Дмитрий проводил ее до самой комнаты, поцеловал ласково, пожелал доброй ночи и ушел. А она вдруг подумала, что не сможет уснуть, что нынешнее ее тревожное состояние никак не связано с зарождающейся где-то в затылке болью. Оно связано со страхом. Ослепнув, она стала бояться жизни и чужих людей, эту жизнь заполняющих. И так теперь будет всегда. От осознания этой неизбежности живот скрутило судорогой и к горлу подкатила тошнота, а комната, знакомая с младенчества, вдруг изменилась: ощерилась углами, наполнилась пугающими шорохами.
Настя сбежала. Задыхаясь от накатившей паники, прижимая ладонь к животу, она медленно, по стеночке, побрела по коридору. Неважно куда, лишь бы подальше от своей комнаты, в одночасье сделавшейся чужой и неприветливой, наполнившейся невидимыми демонами.
Отцовская библиотека встретила Настю успокаивающей тишиной и с детства знакомыми запахами. Она не подставляла Насте подножек, не цеплялась за одежду, а любимое папино кресло приняло ее ласково. И стало хорошо, живот отпустило, а головная боль, кажется, начала отступать. Настя закрыла глаза, здесь, в тихой гавани из старых дубовых шкафов и книг, пережидая обрушившийся на нее шторм.
Наверное, она задремала, потому что из блаженного спокойствия ее выдернули голоса. Говорили тихо, почти шепотом, но в библиотечной тишине каждое слово было отчетливо слышно. Надо было дать знать этим двоим, Дмитрию и Сержу, что здесь они не одни, что она невольно нарушила их уединение, но Настя не стала. Ее остановили новые, доселе незнакомые нотки в голосе Дмитрия, не просто раздраженные, а злые. Никогда раньше Настя не слышала, чтобы он так говорил, чтобы он так говорил о ней.
– Не могу, Серж! – Библиотеку медленно заполнял сигарный дым. Дмитрий закурил. – Кто бы знал, как мне надоел этот фарс!
Если бы сейчас Настя заговорила, дала понять, что в комнате они не одни, все бы в ее жизни осталось по-прежнему, она бы вышла замуж и стала примерной женой. Но она не заговорила, вжалась затылком в подголовник кресла, заставила себя молчать и слушать.

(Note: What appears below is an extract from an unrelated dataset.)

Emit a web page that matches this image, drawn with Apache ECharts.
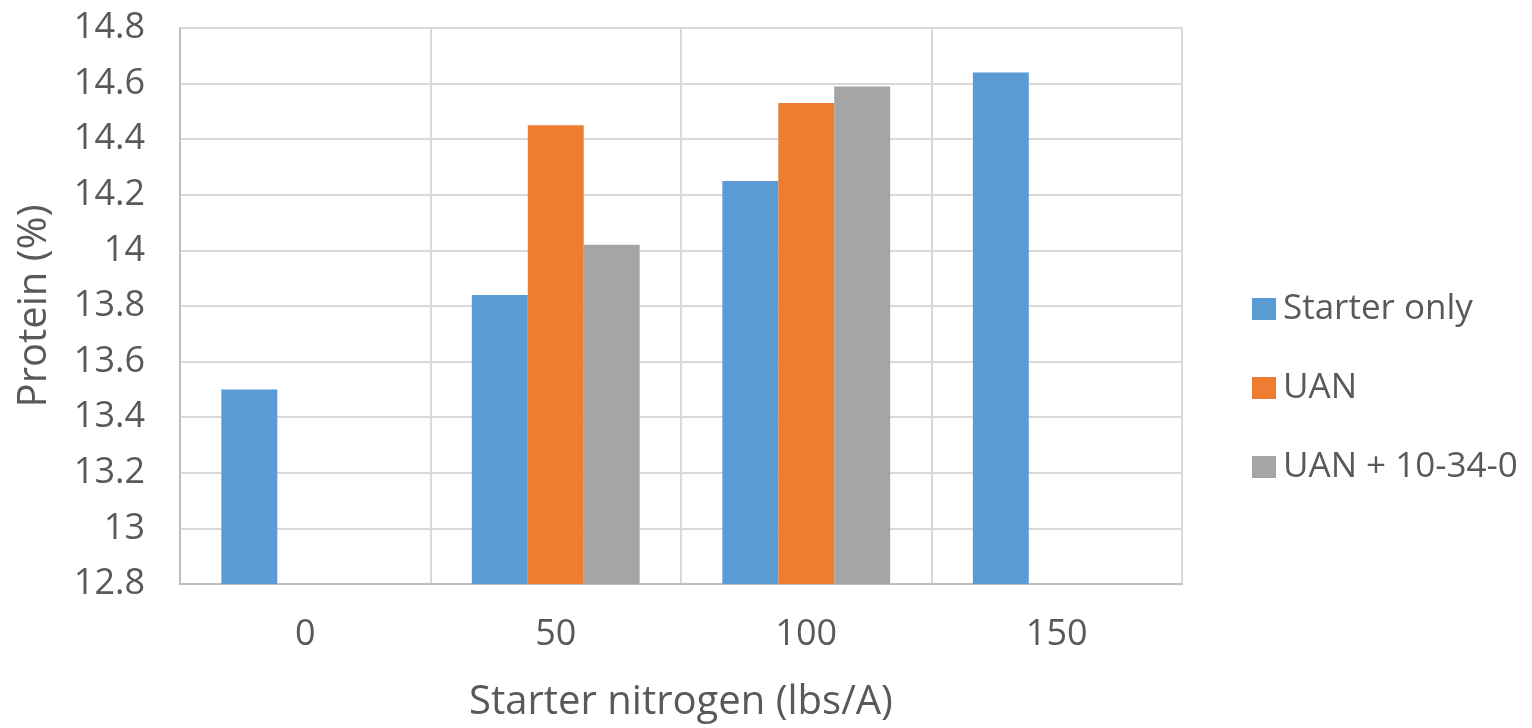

– Да полноте, Дмитрий. – По голосу было ясно, Серж улыбается. – Твоя будущая жена мила и очень красива.
– Мила и красива?! Серж, друг мой дорогой, она была мила и красива до тех пор, пока не стала слепой калекой. – Голос Дмитрия преисполнился страданием. – Ты же сам все видел сегодня за ужином. Неуклюжая дура! И эта ее улыбка, словно она постоянно за что-то извиняется. И эта беспомощность. Знал бы ты, как меня все это бесит! Как бесит меня необходимость выслушивать ее нытье!
Настя не ныла! Не ныла и никогда не жаловалась Дмитрию. В тот день, когда самый честный из врачей лишил ее надежды, она решила быть сильной и ни в коем случае не усложнять будущему супругу жизнь.